Extracted information:
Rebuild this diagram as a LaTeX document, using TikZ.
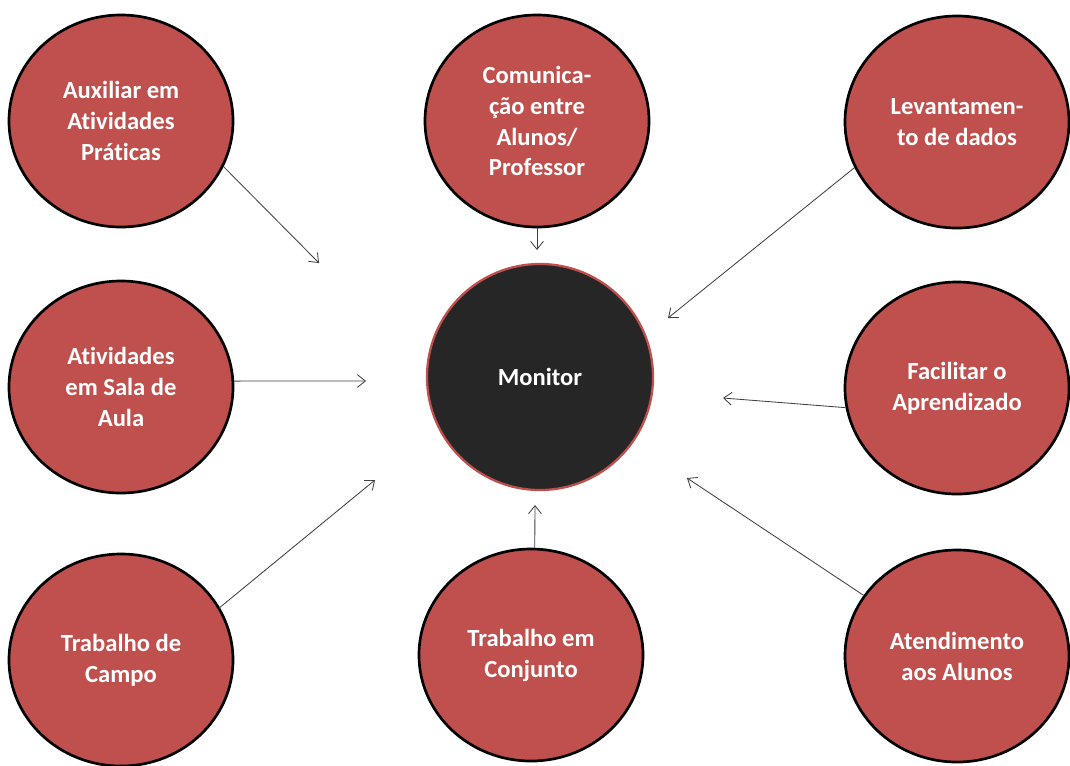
\documentclass[tikz,border=0pt]{standalone}
\usepackage{fontspec}
\usepackage{xcolor}
\usepackage{tikz}
\usetikzlibrary{arrows.meta,shapes.geometric}
\newfontfamily\lblfont{Carlito}[Ligatures=NoCommon]
\definecolor{bubble}{RGB}{192,80,77}
\definecolor{core}{RGB}{38,38,38}
\definecolor{wire}{RGB}{64,64,64}

\begin{document}
\begin{tikzpicture}[
  x=0.025cm, y=-0.025cm,
  task/.style={ellipse, draw=black, line width=1.9pt, fill=bubble, inner sep=0pt, minimum width=5.6cm, minimum height=5.3cm, align=center, text=white, font=\lblfont\bfseries\fontsize{17.5}{22}\selectfont},
  hub/.style={task, draw=bubble, line width=1.6pt, fill=core, minimum width=5.65cm, minimum height=5.65cm},
  arr/.style={-{Straight Barb[length=2mm,width=3.2mm]}, draw=wire, line width=0.6pt}
]
\useasboundingbox (0,0) rectangle (1070,765);

\node[hub] (mon) at (540,377) {Monitor};

\node[task] (aux) at (121,121) {Auxiliar em\\Atividades\\Práticas};
\node[task] (com) at (537,121) {Comunica-\\ção entre\\Alunos/\\Professor};
\node[task] (lev) at (957,122) {Levantamen-\\to de dados};
\node[task] (ativ) at (121,387) {Atividades\\em Sala de\\Aula};
\node[task] (fac) at (957,388) {Facilitar o\\Aprendizado};
\node[task] (camp) at (121,660) {Trabalho de\\Campo};
\node[task] (conj) at (531,655) {Trabalho em\\Conjunto};
\node[task] (aten) at (957,656) {Atendimento\\aos Alunos};

\coordinate (paux) at (319,263);
\coordinate (pcom) at (537,250);
\coordinate (plev) at (668,318);
\coordinate (pativ) at (366,381);
\coordinate (pfac) at (723,398);
\coordinate (pcamp) at (375,480);
\coordinate (pconj) at (535,505);
\coordinate (paten) at (687,478);

\draw[arr] (aux.-24) -- (paux);
\draw[arr] (com) -- (pcom);
\draw[arr] (lev.-156) -- (plev);
\draw[arr] (ativ.3) -- (pativ);
\draw[arr] (fac.-170) -- (pfac);
\draw[arr] (camp.28) -- (pcamp);
\draw[arr] (conj.88) -- (pconj);
\draw[arr] (aten.147) -- (paten);
\end{tikzpicture}
\end{document}
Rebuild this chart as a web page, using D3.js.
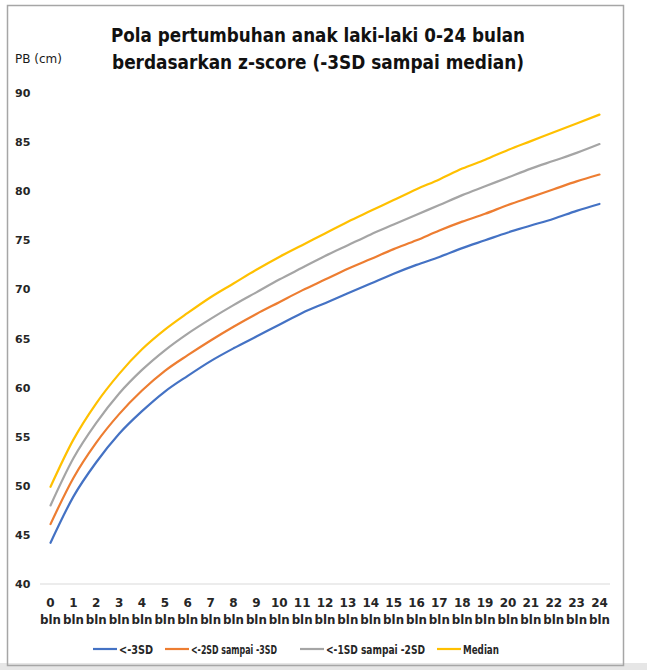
<!DOCTYPE html>
<html>
<head>
<meta charset="utf-8">
<script src="https://cdn.jsdelivr.net/npm/d3@7"></script>
<style>
  body { margin: 0; background: #fff; }
  text { font-family: "DejaVu Sans", sans-serif; }
</style>
</head>
<body>
<svg id="chart" width="647" height="670"></svg>
<script>
// bulan 0..24
const months = d3.range(0, 25);
const monthLabels = months.map(m => String(m));
const yTicks = [40, 45, 50, 55, 60, 65, 70, 75, 80, 85, 90];

// WHO panjang badan laki-laki
const sd3neg = [44.2, 48.9, 52.4, 55.3, 57.6, 59.6, 61.2, 62.7, 64.0, 65.2, 66.4, 67.6, 68.6, 69.6, 70.6, 71.6, 72.5, 73.3, 74.2, 75.0, 75.8, 76.5, 77.2, 78.0, 78.7];
const sd2neg = [46.1, 50.8, 54.4, 57.3, 59.7, 61.7, 63.3, 64.8, 66.2, 67.5, 68.7, 69.9, 71.0, 72.1, 73.1, 74.1, 75.0, 76.0, 76.9, 77.7, 78.6, 79.4, 80.2, 81.0, 81.7];
const sd1neg = [48.0, 52.8, 56.4, 59.4, 61.8, 63.8, 65.5, 67.0, 68.4, 69.7, 71.0, 72.2, 73.4, 74.5, 75.6, 76.6, 77.6, 78.6, 79.6, 80.5, 81.4, 82.3, 83.1, 83.9, 84.8];
const median = [49.9, 54.7, 58.4, 61.4, 63.9, 65.9, 67.6, 69.2, 70.6, 72.0, 73.3, 74.5, 75.7, 76.9, 78.0, 79.1, 80.2, 81.2, 82.3, 83.2, 84.2, 85.1, 86.0, 86.9, 87.8];

const seriesNames = ["<-3SD", "<-2SD sampai -3SD", "<-1SD sampai -2SD", "Median"];
const seriesColors = ["#4472C4", "#ED7D31", "#A5A5A5", "#FFC000"];
const seriesValues = [sd3neg, sd2neg, sd1neg, median];

const svg = d3.select("#chart");

// bingkai
svg.append("rect").attr("width", 647).attr("height", 670).attr("fill", "#fff");
svg.append("rect").attr("x", 0).attr("y", 663).attr("width", 647).attr("height", 7).attr("fill", "#e6e6e6");
svg.append("rect")
    .attr("x", 7.5).attr("y", 5.5).attr("width", 616).attr("height", 660)
    .attr("fill", "none").attr("stroke", "#a6a6a6").attr("stroke-width", 1.5);

const left = 40, right = 610;
const x = d3.scalePoint()
    .domain(months)
    .range([left, right])
    .padding(0.46);
const y = d3.scaleLinear()
    .domain([40, 90])
    .range([584, 93]);

// garis dasar
svg.append("line")
    .attr("x1", left).attr("x2", right)
    .attr("y1", y(40)).attr("y2", y(40))
    .attr("stroke", "#d9d9d9").attr("stroke-width", 1);

// sumbu y
svg.append("g")
    .selectAll("text")
    .data(yTicks)
    .join("text")
    .attr("x", 15)
    .attr("y", d => y(d) + 4)
    .attr("font-size", 11)
    .attr("font-weight", "bold")
    .attr("fill", "#262626")
    .text(d => d);

svg.append("text")
    .attr("x", 15).attr("y", 63)
    .attr("font-size", 12)
    .attr("fill", "#1a1a1a")
    .text("PB (cm)");

// sumbu x
const xg = svg.append("g")
    .selectAll("g")
    .data(months)
    .join("g")
    .attr("transform", d => `translate(${x(d)},0)`);
xg.append("text")
    .attr("y", 607)
    .attr("text-anchor", "middle")
    .attr("font-size", 12)
    .attr("font-weight", "bold")
    .attr("fill", "#262626")
    .text((d, i) => monthLabels[i]);
xg.append("text")
    .attr("y", 624)
    .attr("text-anchor", "middle")
    .attr("font-size", 11.5)
    .attr("font-weight", "bold")
    .attr("fill", "#262626")
    .attr("textLength", 21)
    .attr("lengthAdjust", "spacingAndGlyphs")
    .text("bln");

// garis seri
const line = d3.line()
    .x((d, i) => x(months[i]))
    .y(d => y(d))
    .curve(d3.curveMonotoneX);

svg.append("g")
    .selectAll("path")
    .data(seriesValues)
    .join("path")
    .attr("d", d => line(d))
    .attr("fill", "none")
    .attr("stroke", (d, i) => seriesColors[i])
    .attr("stroke-width", 2.2)
    .attr("stroke-linecap", "round");

// judul
const title = svg.append("g")
    .attr("font-size", 20)
    .attr("font-weight", "bold")
    .attr("fill", "#111")
    .attr("text-anchor", "middle");
title.append("text")
    .attr("x", 318).attr("y", 42)
    .attr("textLength", 414)
    .attr("lengthAdjust", "spacingAndGlyphs")
    .text("Pola pertumbuhan anak laki-laki 0-24 bulan");
title.append("text")
    .attr("x", 318).attr("y", 69)
    .attr("textLength", 412)
    .attr("lengthAdjust", "spacingAndGlyphs")
    .text("berdasarkan z-score (-3SD sampai median)");

// legenda
const legendX = [93, 165, 300, 437];
const legendW = [34, 86, 99, 36];
const lg = svg.append("g")
    .selectAll("g")
    .data(seriesNames)
    .join("g")
    .attr("transform", (d, i) => `translate(${legendX[i]},649)`);
lg.append("line")
    .attr("x1", 0).attr("x2", 24)
    .attr("stroke", (d, i) => seriesColors[i])
    .attr("stroke-width", 2.2);
lg.append("text")
    .attr("x", 26).attr("y", 4.5)
    .attr("font-size", 12)
    .attr("font-weight", "bold")
    .attr("fill", "#262626")
    .attr("textLength", (d, i) => legendW[i])
    .attr("lengthAdjust", "spacingAndGlyphs")
    .text(d => d);
</script>
</body>
</html>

Task requirements:
Return exactly what appears from the opening line of the material through the line with "(mon) at (540,377)", apart from the pictures.

Solution to this problem:
Rebuild this diagram as a LaTeX document, using TikZ.
\documentclass[tikz,border=0pt]{standalone}
\usepackage{fontspec}
\usepackage{xcolor}
\usepackage{tikz}
\usetikzlibrary{arrows.meta,shapes.geometric}
\newfontfamily\lblfont{Carlito}[Ligatures=NoCommon]
\definecolor{bubble}{RGB}{192,80,77}
\definecolor{core}{RGB}{38,38,38}
\definecolor{wire}{RGB}{64,64,64}

\begin{document}
\begin{tikzpicture}[
  x=0.025cm, y=-0.025cm,
  task/.style={ellipse, draw=black, line width=1.9pt, fill=bubble, inner sep=0pt, minimum width=5.6cm, minimum height=5.3cm, align=center, text=white, font=\lblfont\bfseries\fontsize{17.5}{22}\selectfont},
  hub/.style={task, draw=bubble, line width=1.6pt, fill=core, minimum width=5.65cm, minimum height=5.65cm},
  arr/.style={-{Straight Barb[length=2mm,width=3.2mm]}, draw=wire, line width=0.6pt}
]
\useasboundingbox (0,0) rectangle (1070,765);

\node[hub] (mon) at (540,377) {Monitor};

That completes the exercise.